If the real model can’t beat valid-but-random choices, its “thinking” is decorative.
What we measured
On a survival-recovery task, where the body is hit with a perturbation that kills the no-brain version and has a limited window to recover, we measured:
- A frozen Qwen model’s choices beat all four controls across five independent runs.
- A second model from a different family (Dolphin, built on Llama) reproduced the key result on its own: it beat the valid-random control on every one of five runs (p ≈ 0.006), and the effect held when we made the task run longer.
Plainly: the language model’s choices, not merely the act of emitting a valid signal, measurably improve the body’s survival, beyond what random valid choices achieve. Replace the model with noise, and survival gets worse.
Keeping ourselves honest
The part we’re most careful about is not the result, it’s the discipline around it. From this stretch:
- We caught a parser bug that was crediting an ambiguous model output, fixed it, and re-ran, and one model’s apparent improvement disappeared once the bug was gone. That arm went in the bin.
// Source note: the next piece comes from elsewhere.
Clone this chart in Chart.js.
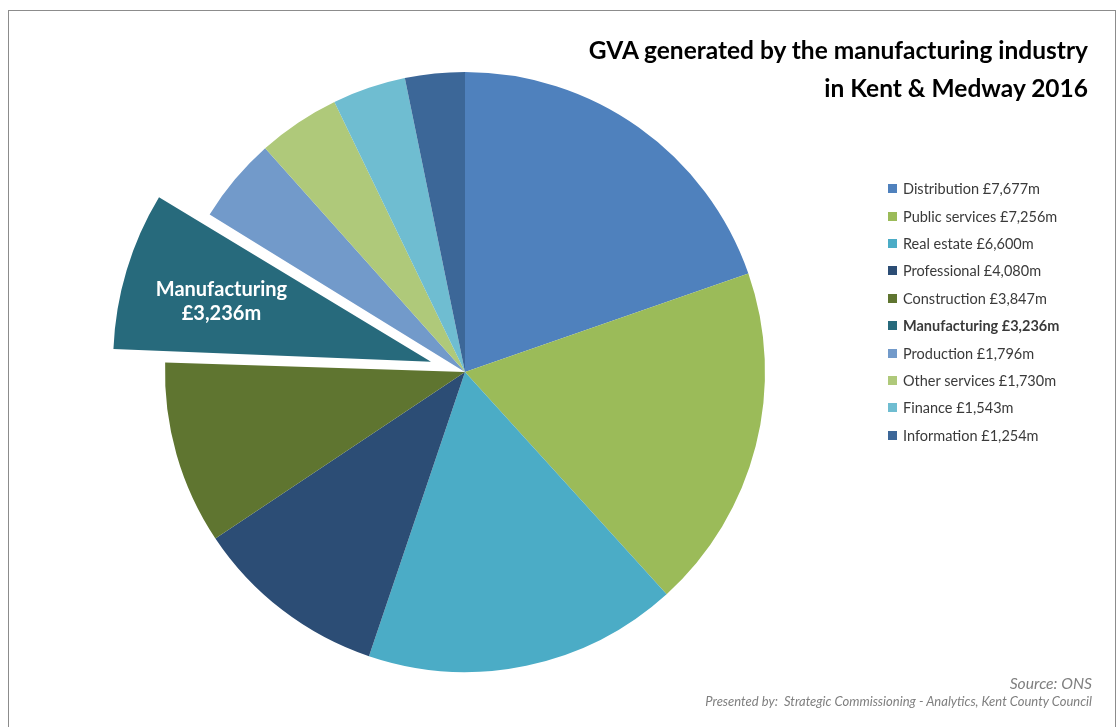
<!DOCTYPE html>
<html>
<head>
<meta charset="utf-8">
<script src="https://cdn.jsdelivr.net/npm/chart.js@4"></script>
<style>
  body { margin: 0; background: #fff; font-family: Lato, "Open Sans", sans-serif; }
  #wrap { position: relative; width: 1117px; height: 727px; overflow: hidden; }
  #frame { position: absolute; left: 8px; top: 10px; width: 1108px; height: 740px; border: 1.5px solid #8c8c8c; box-sizing: border-box; }
  #chart_gva { position: absolute; left: 0; top: 0; }
  #title { position: absolute; right: 29px; top: 31px; text-align: right; font-weight: bold; font-size: 24.5px; line-height: 38px; color: #000; }
  #legend { position: absolute; left: 888px; top: 175px; }
  .row { height: 27.4px; display: flex; align-items: center; font-size: 14.5px; color: #3a3a3a; }
  .sw { width: 9px; height: 9px; margin-right: 6px; }
  #footer { position: absolute; right: 25px; top: 673px; text-align: right; font-style: italic; color: #7f7f7f; }
</style>
</head>
<body>
<div id="wrap">
  <div id="frame"></div>
  <canvas id="chart_gva" width="1117" height="727"></canvas>
  <div id="title">GVA generated by the manufacturing industry<br>in Kent &amp; Medway 2016</div>
  <div id="legend"></div>
  <div id="footer">
    <div style="font-size:15.7px;line-height:20px">Source: ONS</div>
    <div style="font-size:13px;line-height:17px">Presented by:&nbsp; Strategic Commissioning - Analytics, Kent County Council</div>
  </div>
</div>
<script>
const sectors = ['Distribution', 'Public services', 'Real estate', 'Professional', 'Construction',
                 'Manufacturing', 'Production', 'Other services', 'Finance', 'Information'];
const gvaValues = [7677, 7256, 6600, 4080, 3847, 3236, 1796, 1730, 1543, 1254]; // £m
const sliceColors = ['#4f81bd', '#9bbb59', '#4bacc6', '#2c4d75', '#5f7530',
                     '#276a7c', '#729aca', '#afc97a', '#6fbdd1', '#3c6798'];
const highlight = 'Manufacturing';
const pullOut = 142; // chart.js arc offset (moves slice roughly 53px)

const fmt = v => '£' + v.toLocaleString('en-GB') + 'm';

// legend (html)
const legend = document.getElementById('legend');
sectors.forEach((s, i) => {
    const row = document.createElement('div');
    row.className = 'row';
    if (s === highlight) row.style.fontWeight = 'bold';
    row.innerHTML = '<span class="sw" style="background:' + sliceColors[i] + '"></span>' + s + ' ' + fmt(gvaValues[i]);
    legend.appendChild(row);
});

// white label inside the pulled-out slice
const sliceLabel = {
    id: 'sliceLabel',
    afterDatasetsDraw(chart) {
        const idx = sectors.indexOf(highlight);
        const arc = chart.getDatasetMeta(0).data[idx];
        const p = arc.getProps(['x', 'y', 'startAngle', 'endAngle', 'outerRadius', 'circumference', 'options']);
        const mid = (p.startAngle + p.endAngle) / 2;
        // same shift the arc element applies when drawing
        const off = p.options.offset / 4;
        const shift = off + off * (1 - Math.sin(Math.min(Math.PI, p.circumference)));
        const dist = shift + p.outerRadius * 0.67;
        const x = p.x + Math.cos(mid) * dist;
        const y = p.y + Math.sin(mid) * dist + 3;
        const c = chart.ctx;
        c.save();
        c.fillStyle = '#fff';
        c.font = 'bold 20px Lato, "Open Sans", sans-serif';
        c.textAlign = 'center';
        c.textBaseline = 'middle';
        c.fillText(highlight, x, y - 12);
        c.fillText(fmt(gvaValues[idx]), x, y + 12);
        c.restore();
    }
};

const ctx = document.getElementById('chart_gva').getContext('2d');
const gvaChart = new Chart(ctx, {
    type: 'pie',
    data: {
        labels: sectors,
        datasets: [{
            data: gvaValues,
            backgroundColor: sliceColors,
            borderWidth: 0,
            offset: sectors.map(s => s === highlight ? pullOut : 0)
        }]
    },
    options: {
        responsive: false,
        animation: false,
        radius: 300,
        layout: { padding: { left: 0, right: 187, top: 17, bottom: 0 } },
        plugins: {
            legend: { display: false },
            tooltip: { enabled: false }
        }
    },
    plugins: [sliceLabel]
});
</script>
</body>
</html>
- Before running any longer test, we check that a hand-coded optimal policy can actually survive it. When even the optimal policy died of energy depletion on a longer task, we refused to run the model there: a failure on an unsurvivable task tells you nothing.
- Every result carries an explicit “we are not claiming” line, and we record only what survives the controls.
What this is not
This is not life, not consciousness, not self-maintenance in the technical sense, and we are not claiming any of them. It is a controlled measurement that a frozen language model’s learned prior is load-bearing for a simple body’s survival, on one task, with two models. We have not shown it generalizes across structurally different tasks, and the body does not yet reproduce or evolve under selection.
What’s next
Two things turn a promising shape into a finding: a second, structurally different task, one where the body must manage energy and forage rather than just repair damage, and a stronger version of the randomized-weights control. Both are in progress.
And separately, the thing most people mean by “artificial life”, a body that reproduces, mutates, and is selected across its own deaths, is a different and harder line of work. It is where we go after the current question is closed honestly.
We’ll post the next update when there’s something measured to report.